TASK OBJECTIVE: Set aside the pictures and output only the lines from the one containing "Reproduce this chart with matplotlib." up to and including the one containing "import matplotlib.pyplot as plt".

+++ SUPPLIED MATERIAL +++

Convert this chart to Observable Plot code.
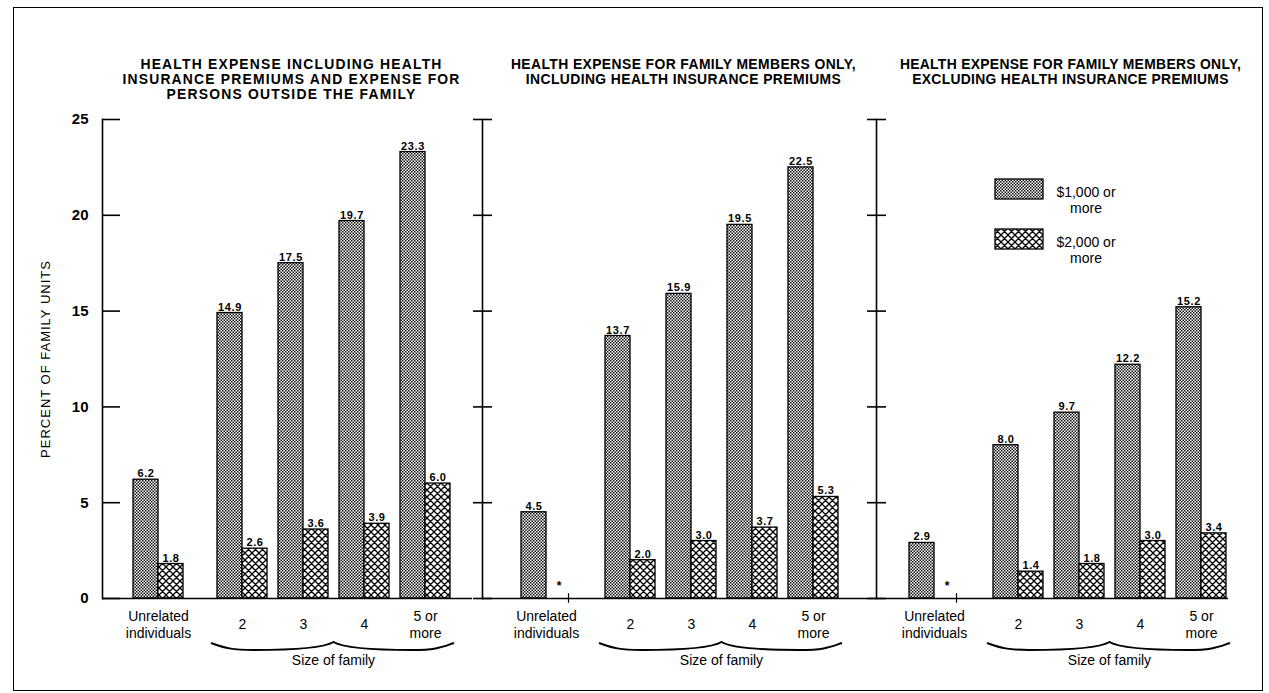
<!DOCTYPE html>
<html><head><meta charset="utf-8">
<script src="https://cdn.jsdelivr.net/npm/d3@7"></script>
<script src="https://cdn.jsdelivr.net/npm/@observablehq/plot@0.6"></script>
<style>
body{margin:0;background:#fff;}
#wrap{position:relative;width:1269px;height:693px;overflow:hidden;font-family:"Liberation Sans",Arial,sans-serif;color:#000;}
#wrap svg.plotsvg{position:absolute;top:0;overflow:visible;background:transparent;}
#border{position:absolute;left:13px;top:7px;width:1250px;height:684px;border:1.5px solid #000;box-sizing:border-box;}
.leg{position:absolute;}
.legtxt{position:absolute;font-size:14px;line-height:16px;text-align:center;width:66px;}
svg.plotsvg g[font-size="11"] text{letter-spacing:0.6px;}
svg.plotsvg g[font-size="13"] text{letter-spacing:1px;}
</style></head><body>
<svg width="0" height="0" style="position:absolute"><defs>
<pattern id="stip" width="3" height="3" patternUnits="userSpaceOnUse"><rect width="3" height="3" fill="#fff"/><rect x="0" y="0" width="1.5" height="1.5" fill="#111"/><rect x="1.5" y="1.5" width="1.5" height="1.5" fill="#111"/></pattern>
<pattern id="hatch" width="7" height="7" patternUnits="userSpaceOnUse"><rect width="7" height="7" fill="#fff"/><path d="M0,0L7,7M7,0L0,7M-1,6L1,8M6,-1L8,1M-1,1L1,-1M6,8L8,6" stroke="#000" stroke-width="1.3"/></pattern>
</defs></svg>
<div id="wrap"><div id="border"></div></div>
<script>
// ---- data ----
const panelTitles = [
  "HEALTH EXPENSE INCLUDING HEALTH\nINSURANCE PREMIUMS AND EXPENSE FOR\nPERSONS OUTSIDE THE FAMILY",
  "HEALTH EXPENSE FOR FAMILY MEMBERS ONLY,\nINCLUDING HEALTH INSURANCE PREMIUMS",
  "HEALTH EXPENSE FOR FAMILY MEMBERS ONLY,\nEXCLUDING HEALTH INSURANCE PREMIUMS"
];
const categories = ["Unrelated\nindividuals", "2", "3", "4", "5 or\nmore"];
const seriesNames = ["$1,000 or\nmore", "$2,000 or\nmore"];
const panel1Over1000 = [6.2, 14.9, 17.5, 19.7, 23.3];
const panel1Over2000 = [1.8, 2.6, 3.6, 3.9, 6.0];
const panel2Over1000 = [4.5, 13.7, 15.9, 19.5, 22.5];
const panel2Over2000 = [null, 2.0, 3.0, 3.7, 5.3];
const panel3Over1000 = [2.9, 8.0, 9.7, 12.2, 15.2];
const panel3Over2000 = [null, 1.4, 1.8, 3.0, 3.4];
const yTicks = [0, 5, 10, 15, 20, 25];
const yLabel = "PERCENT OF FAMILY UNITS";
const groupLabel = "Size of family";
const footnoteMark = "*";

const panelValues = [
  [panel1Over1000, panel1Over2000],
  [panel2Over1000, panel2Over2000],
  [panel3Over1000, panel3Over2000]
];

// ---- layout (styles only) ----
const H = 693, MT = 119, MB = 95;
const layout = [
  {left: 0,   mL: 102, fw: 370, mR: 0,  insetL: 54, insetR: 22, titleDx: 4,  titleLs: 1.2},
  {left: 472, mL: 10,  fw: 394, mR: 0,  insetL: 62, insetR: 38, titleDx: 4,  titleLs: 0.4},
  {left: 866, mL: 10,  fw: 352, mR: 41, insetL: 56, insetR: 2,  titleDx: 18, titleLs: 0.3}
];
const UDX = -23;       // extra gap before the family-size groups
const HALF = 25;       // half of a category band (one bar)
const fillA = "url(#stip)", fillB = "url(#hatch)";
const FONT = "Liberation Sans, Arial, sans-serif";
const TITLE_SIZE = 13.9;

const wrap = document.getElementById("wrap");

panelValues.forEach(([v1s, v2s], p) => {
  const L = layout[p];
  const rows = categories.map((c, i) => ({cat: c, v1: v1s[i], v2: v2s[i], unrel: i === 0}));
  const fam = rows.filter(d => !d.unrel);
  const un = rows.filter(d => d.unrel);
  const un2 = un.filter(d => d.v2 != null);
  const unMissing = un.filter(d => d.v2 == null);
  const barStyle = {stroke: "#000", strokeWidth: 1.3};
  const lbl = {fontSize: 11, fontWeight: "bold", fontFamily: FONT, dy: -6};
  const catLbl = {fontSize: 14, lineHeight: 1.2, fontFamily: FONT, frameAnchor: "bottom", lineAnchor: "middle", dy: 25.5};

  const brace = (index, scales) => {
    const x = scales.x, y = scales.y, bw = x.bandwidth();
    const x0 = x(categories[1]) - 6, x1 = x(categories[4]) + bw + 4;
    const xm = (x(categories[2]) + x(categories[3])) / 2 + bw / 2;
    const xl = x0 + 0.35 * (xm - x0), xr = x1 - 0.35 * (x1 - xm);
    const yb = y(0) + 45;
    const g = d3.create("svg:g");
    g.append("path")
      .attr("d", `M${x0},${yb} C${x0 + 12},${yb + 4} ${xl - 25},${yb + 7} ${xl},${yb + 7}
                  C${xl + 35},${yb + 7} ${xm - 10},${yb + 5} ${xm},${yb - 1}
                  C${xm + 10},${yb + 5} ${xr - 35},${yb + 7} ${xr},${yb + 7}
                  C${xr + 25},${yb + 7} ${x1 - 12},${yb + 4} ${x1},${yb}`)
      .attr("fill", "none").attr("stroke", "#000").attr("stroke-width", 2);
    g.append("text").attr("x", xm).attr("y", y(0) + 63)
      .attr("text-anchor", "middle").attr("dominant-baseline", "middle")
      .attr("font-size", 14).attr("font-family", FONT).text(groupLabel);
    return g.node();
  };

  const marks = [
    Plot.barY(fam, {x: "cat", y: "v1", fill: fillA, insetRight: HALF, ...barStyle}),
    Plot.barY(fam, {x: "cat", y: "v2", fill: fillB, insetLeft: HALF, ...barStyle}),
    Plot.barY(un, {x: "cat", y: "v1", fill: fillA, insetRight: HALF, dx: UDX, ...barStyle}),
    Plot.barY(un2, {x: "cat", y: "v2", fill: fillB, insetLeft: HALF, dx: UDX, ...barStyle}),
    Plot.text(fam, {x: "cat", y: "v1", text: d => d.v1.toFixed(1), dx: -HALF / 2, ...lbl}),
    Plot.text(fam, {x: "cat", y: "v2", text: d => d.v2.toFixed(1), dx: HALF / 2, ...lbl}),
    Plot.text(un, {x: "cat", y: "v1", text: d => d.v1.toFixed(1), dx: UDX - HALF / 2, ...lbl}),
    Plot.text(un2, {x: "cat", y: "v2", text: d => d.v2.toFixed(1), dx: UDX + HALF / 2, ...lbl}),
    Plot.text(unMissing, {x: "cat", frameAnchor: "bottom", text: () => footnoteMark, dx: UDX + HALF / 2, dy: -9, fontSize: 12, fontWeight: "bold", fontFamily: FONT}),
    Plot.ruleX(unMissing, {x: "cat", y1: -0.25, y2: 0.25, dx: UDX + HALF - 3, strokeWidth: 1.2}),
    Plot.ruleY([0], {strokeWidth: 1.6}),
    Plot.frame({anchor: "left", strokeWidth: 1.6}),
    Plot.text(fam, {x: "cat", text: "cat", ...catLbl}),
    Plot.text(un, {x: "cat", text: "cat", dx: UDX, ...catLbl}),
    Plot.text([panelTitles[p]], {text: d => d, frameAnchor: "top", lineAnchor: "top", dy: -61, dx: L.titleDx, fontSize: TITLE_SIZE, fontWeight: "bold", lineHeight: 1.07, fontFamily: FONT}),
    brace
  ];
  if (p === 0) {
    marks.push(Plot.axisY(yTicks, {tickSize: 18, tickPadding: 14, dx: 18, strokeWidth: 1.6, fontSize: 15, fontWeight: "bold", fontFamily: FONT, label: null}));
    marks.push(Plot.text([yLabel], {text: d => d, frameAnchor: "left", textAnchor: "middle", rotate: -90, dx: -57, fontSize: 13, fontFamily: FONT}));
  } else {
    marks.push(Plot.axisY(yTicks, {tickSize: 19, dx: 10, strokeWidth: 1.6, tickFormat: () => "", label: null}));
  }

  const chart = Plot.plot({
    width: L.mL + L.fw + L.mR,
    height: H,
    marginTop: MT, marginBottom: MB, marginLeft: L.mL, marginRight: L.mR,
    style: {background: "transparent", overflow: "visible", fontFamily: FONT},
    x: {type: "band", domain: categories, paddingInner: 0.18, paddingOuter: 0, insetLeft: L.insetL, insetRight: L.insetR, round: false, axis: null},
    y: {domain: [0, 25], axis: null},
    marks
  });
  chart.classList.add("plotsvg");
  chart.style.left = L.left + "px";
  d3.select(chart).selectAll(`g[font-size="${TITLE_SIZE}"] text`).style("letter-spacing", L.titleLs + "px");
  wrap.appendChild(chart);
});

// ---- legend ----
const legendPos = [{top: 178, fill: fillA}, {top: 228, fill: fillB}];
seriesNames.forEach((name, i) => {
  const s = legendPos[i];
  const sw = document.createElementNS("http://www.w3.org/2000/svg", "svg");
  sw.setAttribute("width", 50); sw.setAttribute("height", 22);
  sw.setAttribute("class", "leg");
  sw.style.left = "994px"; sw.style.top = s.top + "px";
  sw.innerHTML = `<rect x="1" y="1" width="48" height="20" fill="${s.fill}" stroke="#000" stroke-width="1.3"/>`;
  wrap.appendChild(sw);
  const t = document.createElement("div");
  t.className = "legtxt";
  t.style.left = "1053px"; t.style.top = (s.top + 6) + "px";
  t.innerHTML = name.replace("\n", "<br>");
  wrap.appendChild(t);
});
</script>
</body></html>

+++
+++ SUPPLIED MATERIAL +++

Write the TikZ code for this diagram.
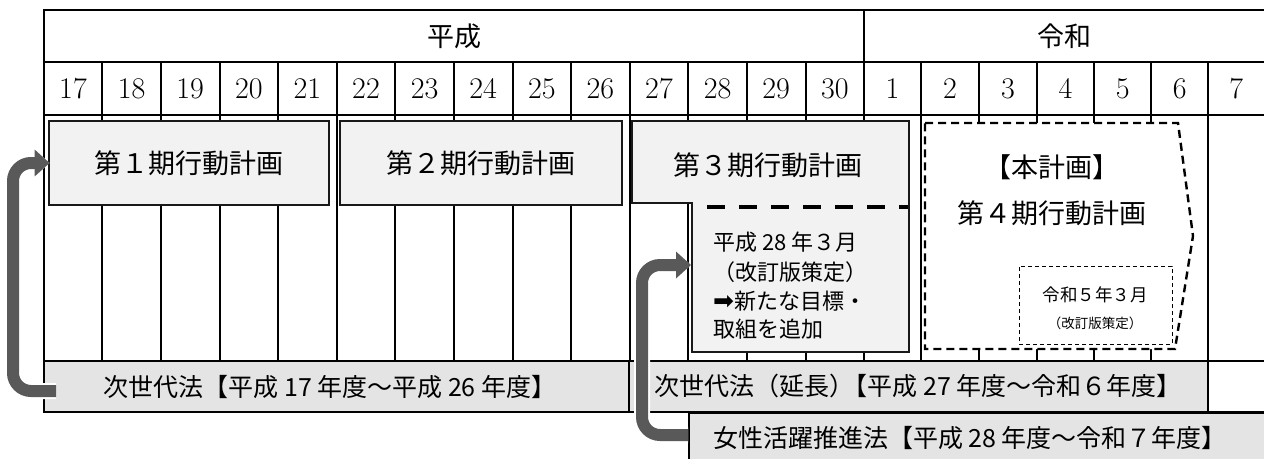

+++
+++ SUPPLIED MATERIAL +++

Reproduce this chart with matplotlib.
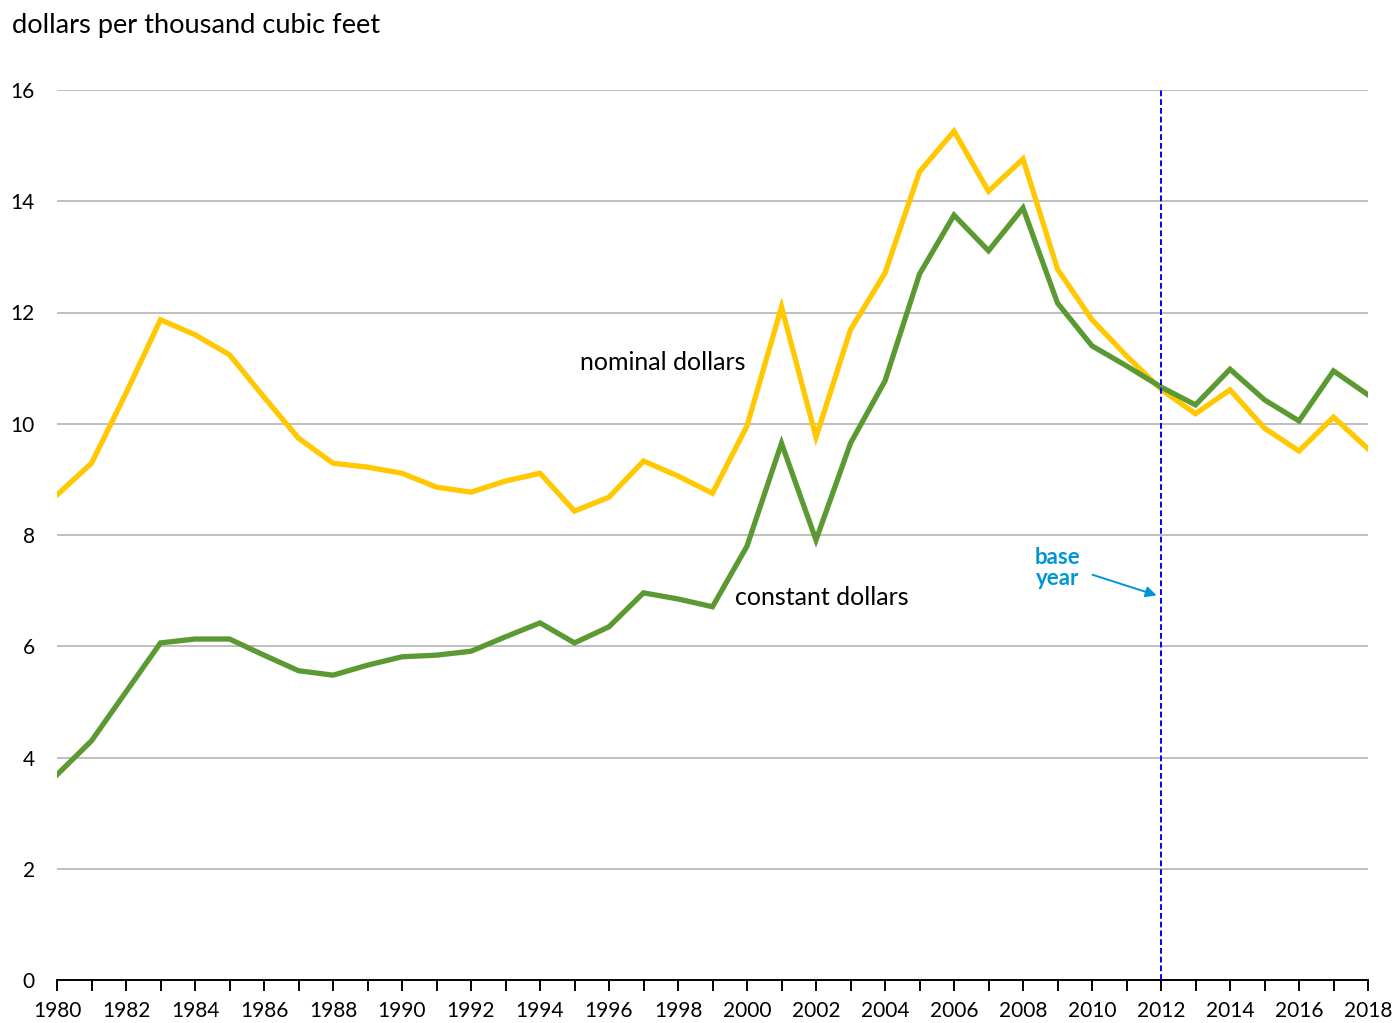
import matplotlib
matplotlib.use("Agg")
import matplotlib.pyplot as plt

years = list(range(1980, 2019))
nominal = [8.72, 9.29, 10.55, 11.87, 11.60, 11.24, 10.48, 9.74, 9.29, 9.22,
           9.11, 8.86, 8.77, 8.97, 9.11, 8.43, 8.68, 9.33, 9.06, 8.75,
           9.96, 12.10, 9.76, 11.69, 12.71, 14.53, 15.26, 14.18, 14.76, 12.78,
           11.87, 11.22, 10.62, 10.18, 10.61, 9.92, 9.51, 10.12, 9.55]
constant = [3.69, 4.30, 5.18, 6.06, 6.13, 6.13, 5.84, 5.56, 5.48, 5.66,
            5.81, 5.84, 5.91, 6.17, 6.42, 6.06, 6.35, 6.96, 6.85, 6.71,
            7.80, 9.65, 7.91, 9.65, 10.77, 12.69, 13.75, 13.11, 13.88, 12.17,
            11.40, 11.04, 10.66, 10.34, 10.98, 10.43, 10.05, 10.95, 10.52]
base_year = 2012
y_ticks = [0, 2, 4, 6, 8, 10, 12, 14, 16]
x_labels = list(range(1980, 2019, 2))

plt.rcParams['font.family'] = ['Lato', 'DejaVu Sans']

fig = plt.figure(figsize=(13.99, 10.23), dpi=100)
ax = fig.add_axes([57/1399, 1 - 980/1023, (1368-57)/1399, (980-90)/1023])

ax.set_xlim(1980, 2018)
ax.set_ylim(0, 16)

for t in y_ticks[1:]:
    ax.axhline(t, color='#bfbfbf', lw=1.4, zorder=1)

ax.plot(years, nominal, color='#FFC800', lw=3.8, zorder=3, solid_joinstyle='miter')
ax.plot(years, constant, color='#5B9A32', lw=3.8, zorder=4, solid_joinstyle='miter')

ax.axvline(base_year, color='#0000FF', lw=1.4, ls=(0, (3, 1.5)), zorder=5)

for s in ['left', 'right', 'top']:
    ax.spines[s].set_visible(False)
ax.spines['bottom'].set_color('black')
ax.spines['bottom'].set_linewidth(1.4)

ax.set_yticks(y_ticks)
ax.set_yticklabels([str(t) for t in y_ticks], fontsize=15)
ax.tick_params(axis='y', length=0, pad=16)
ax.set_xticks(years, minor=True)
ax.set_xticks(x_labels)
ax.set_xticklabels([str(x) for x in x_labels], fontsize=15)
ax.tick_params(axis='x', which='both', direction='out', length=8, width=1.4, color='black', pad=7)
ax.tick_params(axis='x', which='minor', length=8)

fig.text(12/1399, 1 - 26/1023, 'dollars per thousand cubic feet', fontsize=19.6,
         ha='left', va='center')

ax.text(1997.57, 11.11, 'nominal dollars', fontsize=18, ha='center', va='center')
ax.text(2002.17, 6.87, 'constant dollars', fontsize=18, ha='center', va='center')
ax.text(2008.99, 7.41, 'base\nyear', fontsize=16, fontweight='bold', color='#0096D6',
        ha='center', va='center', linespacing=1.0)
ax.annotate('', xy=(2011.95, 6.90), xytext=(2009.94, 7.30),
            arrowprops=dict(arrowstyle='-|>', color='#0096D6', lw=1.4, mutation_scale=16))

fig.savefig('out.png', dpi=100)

+++

EXERCISE SOLUTION:
Reproduce this chart with matplotlib.
import matplotlib
matplotlib.use("Agg")
import matplotlib.pyplot as plt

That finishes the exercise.